View Royal Fire Rescue’s Lt. Troy Mollin is encouraging residents to get involved with the Great B.C. Shake Out

View Royal readies for the ‘big one’

Fire department encourages others to prepare for impending emergency with province-wide drill Oct. 17

Individuals, families and businesses from around the world are getting ready to shake, rattle and roll for a fun earthquake preparation event.

View Royal Fire Rescue is among the Greater Victoria participants using the event as an opportunity to teach people about the importance of being ready for the “big one.”

“It’s really gaining some momentum,” said Lt. Troy Mollin, emergency program officer for the department. “It’s a great opportunity to keep the procedure fresh in people’s minds.”

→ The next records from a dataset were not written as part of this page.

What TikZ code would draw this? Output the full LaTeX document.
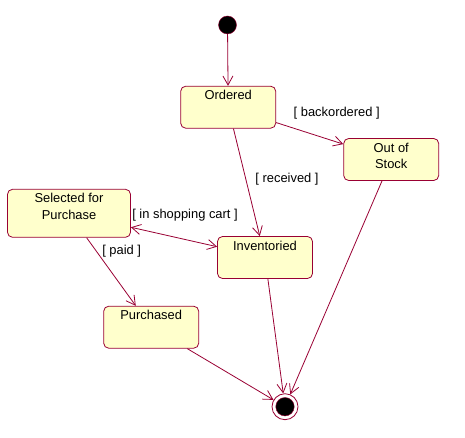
\documentclass[tikz,border=0pt]{standalone}
\usepackage{fontspec}
\setmainfont{Liberation Sans}
\usetikzlibrary{arrows.meta,positioning}
\definecolor{umlred}{RGB}{153,0,51}
\definecolor{umlfill}{RGB}{255,255,204}

\begin{document}
\begin{tikzpicture}[x=1pt,y=-1pt,font=\fontsize{12.9}{16.5}\selectfont,
    statebox/.style={draw=umlred,fill=umlfill,line width=0.8pt,
      rounded corners=5pt,minimum width=95pt,minimum height=42pt,inner sep=0pt},
    stname/.style={anchor=north,inner sep=0pt,yshift=-4.5pt,align=center},
    guard/.style={inner sep=1pt},
    every edge/.style={draw=umlred,line width=0.8pt},
    >={Straight Barb[length=9pt,width=10pt]}]
    \useasboundingbox (0,0) rectangle (465,438);

    \node [circle,draw=umlred,fill=black,minimum size=18pt,inner sep=0pt]
    (init) at (227.5,25) {}; \node [statebox,label={[stname]north:Ordered}]
    (ordered) at (228.2,107.2) {}; \node [statebox,label={[stname]north:Out
    of\\Stock}] (stock) at (391.2,159.5) {}; \node
    [statebox,minimum width=123pt,minimum height=48pt,
    label={[stname]north:Selected for\\Purchase}] (select) at (69,213.3) {};
    \node [statebox,label={[stname]north:Inventoried}] (invent) at
    (265,257.5) {}; \node [statebox,label={[stname]north:Purchased}]
    (bought) at (151.2,327.2) {}; \node [circle,draw=umlred,line
    width=0.8pt,minimum size=26pt,inner sep=0pt] (final) at (285,406.7) {};
    \node [circle,draw=umlred,fill=black,minimum size=18.5pt,inner sep=0pt]
    (finaldot) at (final) {};

    \node [guard] (gback) at (336.7,113) {[ backordered ]}; \node [guard]
    (grecv) at (287,179.5) {[ received ]}; \node [guard] (gcart) at
    (185,215.5) {[ in shopping cart ]}; \node [guard] (gpaid) at
    (121.7,251) {[ paid ]};

    \path [->] (init) edge (ordered) (ordered) edge (stock) edge (invent)
    (select) edge [<->] (invent) edge (bought) (bought) edge (final)
    (invent) edge (final) (stock) edge (final);
  \end{tikzpicture}
\end{document}
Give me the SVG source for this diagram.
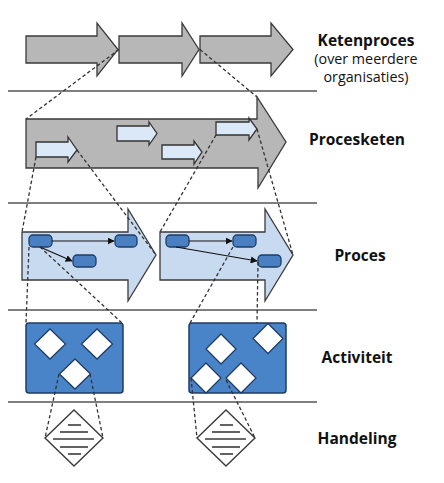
<svg xmlns="http://www.w3.org/2000/svg" width="444" height="483" viewBox="0 0 444 483">
<style>
.bg{fill:#ffffff}
.sep{stroke:#555555;stroke-width:1.5;fill:none}
.grey{fill:#b7b7b7;stroke:#3a3a3a;stroke-width:1.3}
.lite{fill:#dbe8f7;stroke:#333333;stroke-width:1.3}
.proc{fill:#c8daf0;stroke:#3a3a3a;stroke-width:1.3}
.node{fill:#4a80c2;stroke:#1f3c64;stroke-width:1.3}
.box{fill:#4a84c8;stroke:#1f3c64;stroke-width:1.5}
.dia{fill:#ffffff;stroke:#1f3c64;stroke-width:1.3}
.hand{fill:#ffffff;stroke:#3a3a3a;stroke-width:1.4}
.hl{stroke:#3a3a3a;stroke-width:1.6}
.dash{stroke:#333333;stroke-width:1.3;stroke-dasharray:3.5,2.5;fill:none}
.flow{stroke:#111111;stroke-width:1.2;fill:none}
.lb{font-family:"Open Sans","Liberation Sans",sans-serif;font-weight:bold;font-size:15.5px;fill:#111111;text-anchor:middle}
.ls{font-family:"Open Sans","Liberation Sans",sans-serif;font-size:14.3px;fill:#111111;text-anchor:middle}
</style>
<defs>
<marker id="ah" viewBox="0 0 10 10" refX="9" refY="5" markerWidth="7" markerHeight="7" markerUnits="userSpaceOnUse" orient="auto">
<path d="M0,0 L10,5 L0,10 z" fill="#111111"/>
</marker>
</defs>
<rect class="bg" x="0" y="0" width="444" height="483"/>

<g id="separators">
<line class="sep" x1="8" y1="91" x2="317" y2="91"/>
<line class="sep" x1="8" y1="203" x2="317" y2="203"/>
<line class="sep" x1="8" y1="310" x2="317" y2="310"/>
<line class="sep" x1="8" y1="402" x2="317" y2="402"/>
</g>

<g id="ketenproces">
<polygon class="grey" points="26,36 97,36 97,23 118,49.5 97,76 97,63 26,63"/>
<polygon class="grey" points="119,36 182,36 182,23 199,49.5 182,76 182,63 119,63"/>
<polygon class="grey" points="200,36 271,36 271,23 293,49.5 271,76 271,63 200,63"/>
</g>

<g id="procesketen">
<polygon class="grey" points="26,119 257,119 257,97 286,142 258,188 258,168 26,168"/>
<polygon class="lite" points="36,142 68,142 68,137 77,150 68,162 68,157 36,157"/>
<polygon class="lite" points="117,126 149,126 149,122 157,133.5 149,145 149,141 117,141"/>
<polygon class="lite" points="162,145 194,145 194,141 202,152 194,164 194,159 162,159"/>
<polygon class="lite" points="216,122 249,122 249,118 257,129 249,140 249,135 216,135"/>
</g>

<g id="proces-1">
<polygon class="proc" points="22,232 128,232 128,209 156,255 128,301 128,280 22,280"/>
<rect class="node" x="29" y="235" width="23" height="12" rx="4"/>
<rect class="node" x="115" y="235" width="22" height="12" rx="4"/>
<rect class="node" x="73" y="255" width="23" height="12" rx="4"/>
</g>

<g id="proces-2">
<polygon class="proc" points="160,232 265,232 265,209 293,255 265,301 265,280 160,280"/>
<rect class="node" x="166" y="235" width="23" height="12" rx="4"/>
<rect class="node" x="233" y="235" width="23" height="12" rx="4"/>
<rect class="node" x="258" y="255" width="23" height="12" rx="4"/>
</g>

<g id="activiteit-1">
<rect class="box" x="26" y="323" width="97" height="70" rx="3"/>
<polygon class="dia" points="50,329 65.5,344 50,359 34.5,344"/>
<polygon class="dia" points="97,329 112.5,344 97,359 81.5,344"/>
<polygon class="dia" points="75,359 90.5,374 75,389 59.5,374"/>
</g>

<g id="activiteit-2">
<rect class="box" x="189" y="323" width="97" height="70" rx="3"/>
<polygon class="dia" points="221,334 236,349 221,364 206,349"/>
<polygon class="dia" points="268,323.5 283,338.5 268,353.5 253,338.5"/>
<polygon class="dia" points="206,363 221,378 206,393 191,378"/>
<polygon class="dia" points="241,363 256,378 241,393 226,378"/>
</g>

<g id="handeling-1">
<polygon class="hand" points="74,410 103,438 74,466 45,438"/>
<line class="hl" x1="68" y1="425" x2="81" y2="425"/>
<line class="hl" x1="60" y1="432" x2="88" y2="432"/>
<line class="hl" x1="53" y1="439" x2="94" y2="439"/>
<line class="hl" x1="60" y1="447" x2="88" y2="447"/>
<line class="hl" x1="68" y1="454" x2="81" y2="454"/>
</g>

<g id="handeling-2">
<polygon class="hand" points="226,410 255,438 226,466 197,438"/>
<line class="hl" x1="220" y1="425" x2="233" y2="425"/>
<line class="hl" x1="212" y1="432" x2="240" y2="432"/>
<line class="hl" x1="205" y1="439" x2="246" y2="439"/>
<line class="hl" x1="212" y1="447" x2="240" y2="447"/>
<line class="hl" x1="220" y1="454" x2="233" y2="454"/>
</g>

<g id="connectors">
<line class="flow" x1="52" y1="241" x2="114" y2="241" marker-end="url(#ah)"/>
<line class="flow" x1="40" y1="247" x2="72" y2="261" marker-end="url(#ah)"/>
<line class="flow" x1="189" y1="241" x2="232" y2="241" marker-end="url(#ah)"/>
<line class="flow" x1="176" y1="247" x2="257" y2="261" marker-end="url(#ah)"/>

<line class="dash" x1="119" y1="49.5" x2="26" y2="119"/>
<line class="dash" x1="200" y1="49.5" x2="257" y2="97"/>
<line class="dash" x1="36" y1="157" x2="22" y2="232"/>
<line class="dash" x1="77" y1="150" x2="156" y2="255"/>
<line class="dash" x1="216" y1="135" x2="160" y2="232"/>
<line class="dash" x1="257" y1="129" x2="293" y2="255"/>
<line class="dash" x1="29" y1="247" x2="26" y2="323"/>
<line class="dash" x1="40" y1="247" x2="122" y2="323"/>
<line class="dash" x1="233" y1="247" x2="190" y2="323"/>
<line class="dash" x1="258" y1="262" x2="257" y2="323"/>
<line class="dash" x1="59" y1="374" x2="45" y2="438"/>
<line class="dash" x1="90" y1="374" x2="103" y2="438"/>
<line class="dash" x1="191" y1="378" x2="197" y2="438"/>
<line class="dash" x1="226" y1="380" x2="255" y2="438"/>
</g>

<g id="labels">
<text class="lb" x="366" y="46">Ketenproces</text>
<text class="ls" x="366" y="64">(over meerdere</text>
<text class="ls" x="366" y="82">organisaties)</text>
<text class="lb" x="357" y="145">Procesketen</text>
<text class="lb" x="360" y="261">Proces</text>
<text class="lb" x="357" y="363">Activiteit</text>
<text class="lb" x="357" y="444">Handeling</text>
</g>
</svg>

On Thursday, Oct. 17 at 10:17 a.m. participating countries from around the world, and particularly up and down the coast of North America, will pretend to be in an earthquake and practise the proper response.

The event has been running since 2011 in B.C. and since 2008 in Southern California, where it began. In the years since, it has grown in both the number of individual participants and countries. A Shake Out is now held in places as far away as New Zealand, Japan and Puerto Rico.

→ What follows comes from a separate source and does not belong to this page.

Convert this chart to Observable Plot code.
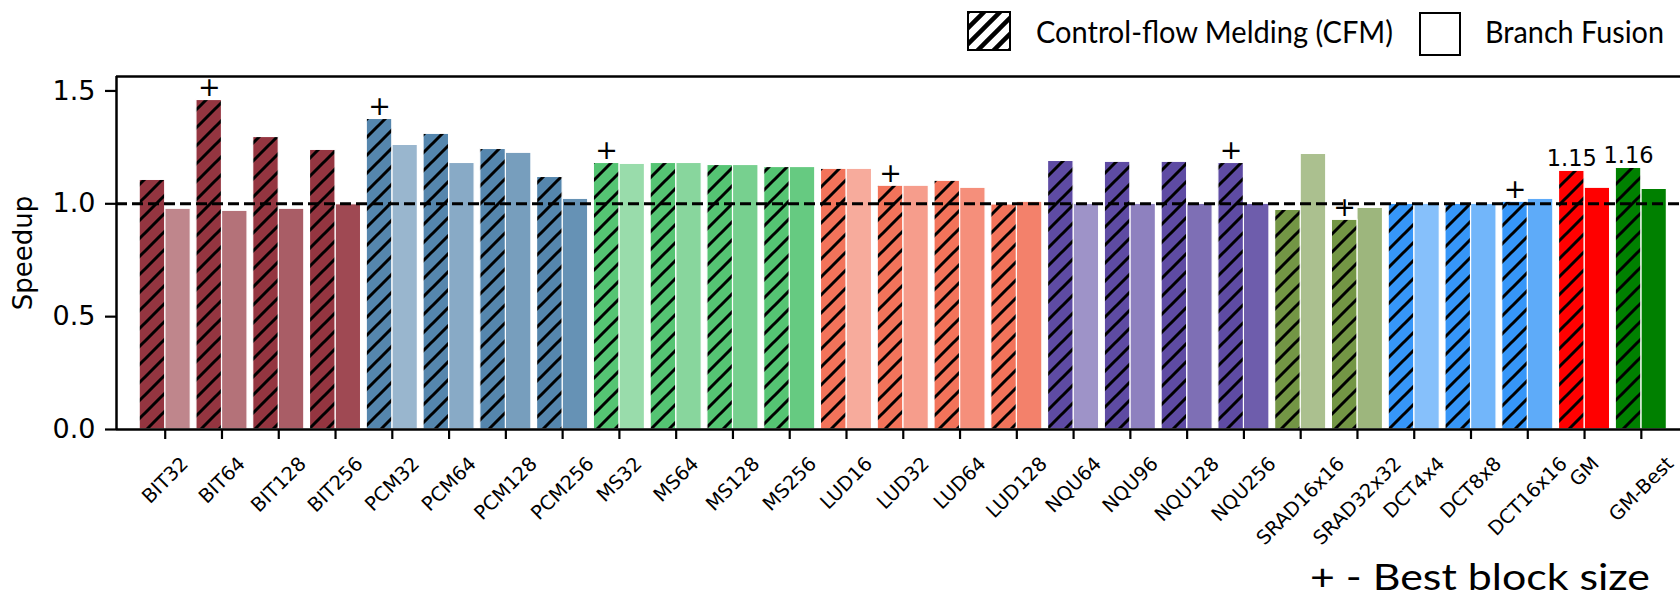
<!DOCTYPE html>
<html>
<head>
<meta charset="utf-8">
<script src="https://cdn.jsdelivr.net/npm/d3@7"></script>
<script src="https://cdn.jsdelivr.net/npm/@observablehq/plot@0.6"></script>
<style>
  html, body { margin: 0; padding: 0; background: white; }
  #wrap { position: relative; width: 1680px; height: 596px; overflow: hidden; }
  #overlay { position: absolute; left: 0; top: 0; pointer-events: none; }
</style>
</head>
<body>
<div id="wrap"></div>
<script>
// ---- data ----
const categories = ["BIT32","BIT64","BIT128","BIT256","PCM32","PCM64","PCM128","PCM256",
  "MS32","MS64","MS128","MS256","LUD16","LUD32","LUD64","LUD128",
  "NQU64","NQU96","NQU128","NQU256","SRAD16x16","SRAD32x32",
  "DCT4x4","DCT8x8","DCT16x16","GM","GM-Best"];
const cfm = [1.106,1.460,1.296,1.239, 1.376,1.310,1.243,1.119,
  1.181,1.181,1.172,1.163, 1.155,1.080,1.102,0.997,
  1.190,1.186,1.186,1.181, 0.973,0.929,
  1.000,1.000,1.009, 1.146,1.159];
const bf = [0.978,0.969,0.978,0.998, 1.261,1.181,1.226,1.022,
  1.177,1.181,1.172,1.163, 1.155,1.080,1.071,1.009,
  1.000,1.000,1.000,1.000, 1.221,0.982,
  1.000,1.000,1.022, 1.071,1.066];
const best = ["BIT64","PCM32","MS32","LUD32","NQU256","SRAD32x32","DCT16x16"];
const annotated = ["GM","GM-Best"];
const yTicks = [0, 0.5, 1.0, 1.5];

// ---- styles ----
const groupColors = {BIT:"#943540", PCM:"#5586ad", MS:"#55c473", LUD:"#f2735a",
  NQU:"#5e4ba3", SRAD:"#739645", DCT:"#3696f8", "GM":"#ff0000", "GM-Best":"#008000"};

function groupOf(name) { return name.startsWith("GM") ? name : name.match(/^[A-Z]+/)[0]; }
const counter = {};
const rows = categories.map((name, i) => {
  const g = groupOf(name);
  const j = counter[g] = (counter[g] ?? -1) + 1;
  const base = groupColors[g];
  const op = g.startsWith("GM") ? 1 : 0.6 + 0.1 * j;
  return {i, name, cfm: cfm[i], bf: bf[i], base, light: d3.interpolateRgb("white", base)(op)};
});
const bestRows = rows.filter(d => best.includes(d.name));
const annRows = rows.filter(d => annotated.includes(d.name));

const W = 0.45;
const xDomain = [-0.858, 26.69];
const yDomain = [0, 1.564];

// measure x label widths for matplotlib-like centred rotated labels
const ctx = document.createElement("canvas").getContext("2d");
const labFs = 19.5;
ctx.font = `${labFs}px "DejaVu Sans"`;
const labelMarks = rows.map(d => {
  const w = ctx.measureText(d.name).width;
  return Plot.text([d], {
    x: r => r.i, frameAnchor: "bottom", text: r => r.name,
    rotate: -45, textAnchor: "middle", lineAnchor: "middle",
    fontSize: labFs, fill: "black",
    dy: 27 + 0.3536 * (w + 0.58 * labFs)
  });
});

const svg = Plot.plot({
  width: 1680, height: 596,
  marginLeft: 116, marginRight: 0, marginTop: 76, marginBottom: 167,
  x: {type: "linear", domain: xDomain},
  y: {domain: yDomain},
  color: {type: "identity"},
  style: {fontFamily: "DejaVu Sans", fontSize: "27px", color: "black", background: "white"},
  marks: [
    // Branch Fusion bars
    Plot.rectY(rows, {x1: d => d.i, x2: d => d.i + W, y1: 0, y2: "bf", fill: "light", stroke: "white", strokeWidth: 1.2}),
    // CFM bars (colour + hatch)
    Plot.rectY(rows, {x1: d => d.i - W, x2: d => d.i, y1: 0, y2: "cfm", fill: "base"}),
    Plot.rectY(rows, {x1: d => d.i - W, x2: d => d.i, y1: 0, y2: "cfm", fill: "url(#hatch)", stroke: "white", strokeWidth: 1.2}),
    // baseline at 1.0
    Plot.ruleY([1], {stroke: "black", strokeWidth: 3, strokeDasharray: "11,5"}),
    // best-block markers
    Plot.text(bestRows, {x: d => d.i - W / 2, y: "cfm", text: () => "+", dy: -12.5, lineAnchor: "middle", fontSize: 27, fill: "black"}),
    // GM value labels
    Plot.text(annRows, {x: d => d.i - W / 2, y: "cfm", text: d => d.cfm.toFixed(2), dy: -4.5, lineAnchor: "bottom", fontSize: 22.5, fill: "black"}),
    // axes
    Plot.axisY({ticks: yTicks, tickFormat: d3.format(".1f"), tickSize: 11, tickPadding: 10, strokeWidth: 2.2, label: null, fontSize: 27}),
    Plot.axisX({ticks: d3.range(categories.length), tickFormat: () => "", tickSize: 10, strokeWidth: 2.2, label: null}),
    ...labelMarks,
    Plot.text(["Speedup"], {frameAnchor: "left", text: d => d, rotate: -90, dx: -93, textAnchor: "middle", lineAnchor: "middle", fontSize: 26, fill: "black"}),
    // spines
    Plot.ruleY([0], {stroke: "black", strokeWidth: 2.5}),
    Plot.ruleY([yDomain[1]], {stroke: "black", strokeWidth: 2.5}),
    Plot.ruleX([xDomain[0]], {stroke: "black", strokeWidth: 2.5})
  ]
});

svg.insertAdjacentHTML("afterbegin",
  `<defs>
     <pattern id="hatch" patternUnits="userSpaceOnUse" width="18" height="18">
       <path d="M-2,20 L20,-2 M-4.5,4.5 L4.5,-4.5 M13.5,22.5 L22.5,13.5" stroke="black" stroke-width="3" fill="none"/>
     </pattern>
     <pattern id="hatchLegend" patternUnits="userSpaceOnUse" width="16" height="16" x="968" y="12">
       <path d="M-2,18 L18,-2 M-4,4 L4,-4 M12,20 L20,12" stroke="black" stroke-width="4.5" fill="none"/>
     </pattern>
   </defs>`);

const wrap = document.getElementById("wrap");
wrap.appendChild(svg);

// legend + note overlay
const ns = "http://www.w3.org/2000/svg";
const ov = document.createElementNS(ns, "svg");
ov.setAttribute("id", "overlay");
ov.setAttribute("width", 1680);
ov.setAttribute("height", 596);
ov.innerHTML = `
  <rect x="968" y="12" width="42" height="38" fill="url(#hatchLegend)" stroke="black" stroke-width="2"/>
  <text x="1036" y="43" font-family="Lato" font-size="30" fill="black" textLength="357" lengthAdjust="spacingAndGlyphs">Control-flow Melding (CFM)</text>
  <rect x="1420" y="13" width="40" height="42" fill="white" stroke="black" stroke-width="2"/>
  <text x="1485" y="43" font-family="Lato" font-size="30" fill="black" textLength="179" lengthAdjust="spacingAndGlyphs">Branch Fusion</text>
  <text x="1310" y="590" font-family="Lato" font-size="37" fill="black" textLength="340" lengthAdjust="spacingAndGlyphs">+ - Best block size</text>
`;
wrap.appendChild(ov);
</script>
</body>
</html>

As part of the event, firefighters from the View Royal department will go to schools to  refresh students on earthquake safety. As well, they’ll run their own drill on the day of the event and spearhead a tabletop exercise of View Royal’s emergency response.

When a quake strikes, it’s important for people to get underneath something sturdy for protection.

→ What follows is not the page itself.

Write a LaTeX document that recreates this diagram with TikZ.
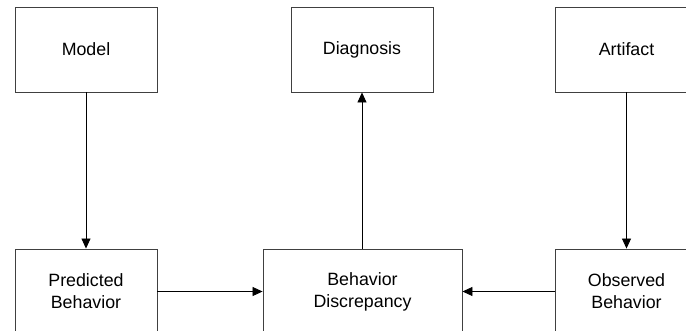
\documentclass[tikz,border=0pt]{standalone}
\usepackage{fontspec}
\setmainfont{Liberation Sans}
\usetikzlibrary{arrows.meta}
\tikzset{
    block/.style={
    rectangle,draw=black!75,line width=0.9pt,minimum width=142pt,minimum height=85pt,
    align=center,font=\fontsize{17.8}{22}\selectfont
    },
    wideblock/.style={
    block,minimum width=199pt
    },
    flow/.style={
    draw=black,line width=0.8pt,-{Triangle[length=10pt,width=9pt]}
    },
}
\begin{document}
\begin{tikzpicture}[x=1pt,y=-1pt]
   \useasboundingbox (0,0) rectangle (686,330);
   \clip (0,0) rectangle (686,330);
   \node[block] (model) at (86,49.5) {Model};
   \node[block] (diag) at (362,49.5) {Diagnosis};
   \node[block] (art) at (626.5,49.5) {Artifact};
   \node[block] (pred) at (86,291.5) {Predicted\\Behavior};
   \node[wideblock] (disc) at (362.5,291.5) {Behavior\\Discrepancy};
   \node[block] (obs) at (626.5,291.5) {Observed\\Behavior};

  \path
    (model) edge[flow] (pred)
    (art) edge[flow] (obs)
    (pred) edge[flow] (disc)
    (obs) edge[flow] (disc)
    (disc.north -| diag.south) edge[flow] (diag.south);
  \end{tikzpicture}
\end{document}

“Something very close by. A table is ideal,” Mollin said.

Hold on to one of the table legs to stop it from walking away with the shaking, and use your other arm to cover your face and neck. Once the shaking stops, count to 60 before coming out.

“That gives you time to let things settle,” Mollin said. “Take a moment.”

At that point leave the building and head to your predetermined meeting spot.

Those willing to take the next step should take a look around their home and think about how to secure objects that are potentially dangerous during a quake.

“The main thing that injures or kills people are the things in your home,” Mollin said.

To take part in the Great B.C. Shake Out, register as an individual, family or company online and then participate to whatever extent desired. CFAX 1070 plans to broadcast the fake quake, so tune in for the cue, or create your own.

As a firefighter, Mollin knows well how important preparation is to be ready for when real emergencies strike.

 

“Practice helps those life-saving skills become second nature,” he said. “People tend to freeze or freak out. The more you practise, the less chance that will kick in.”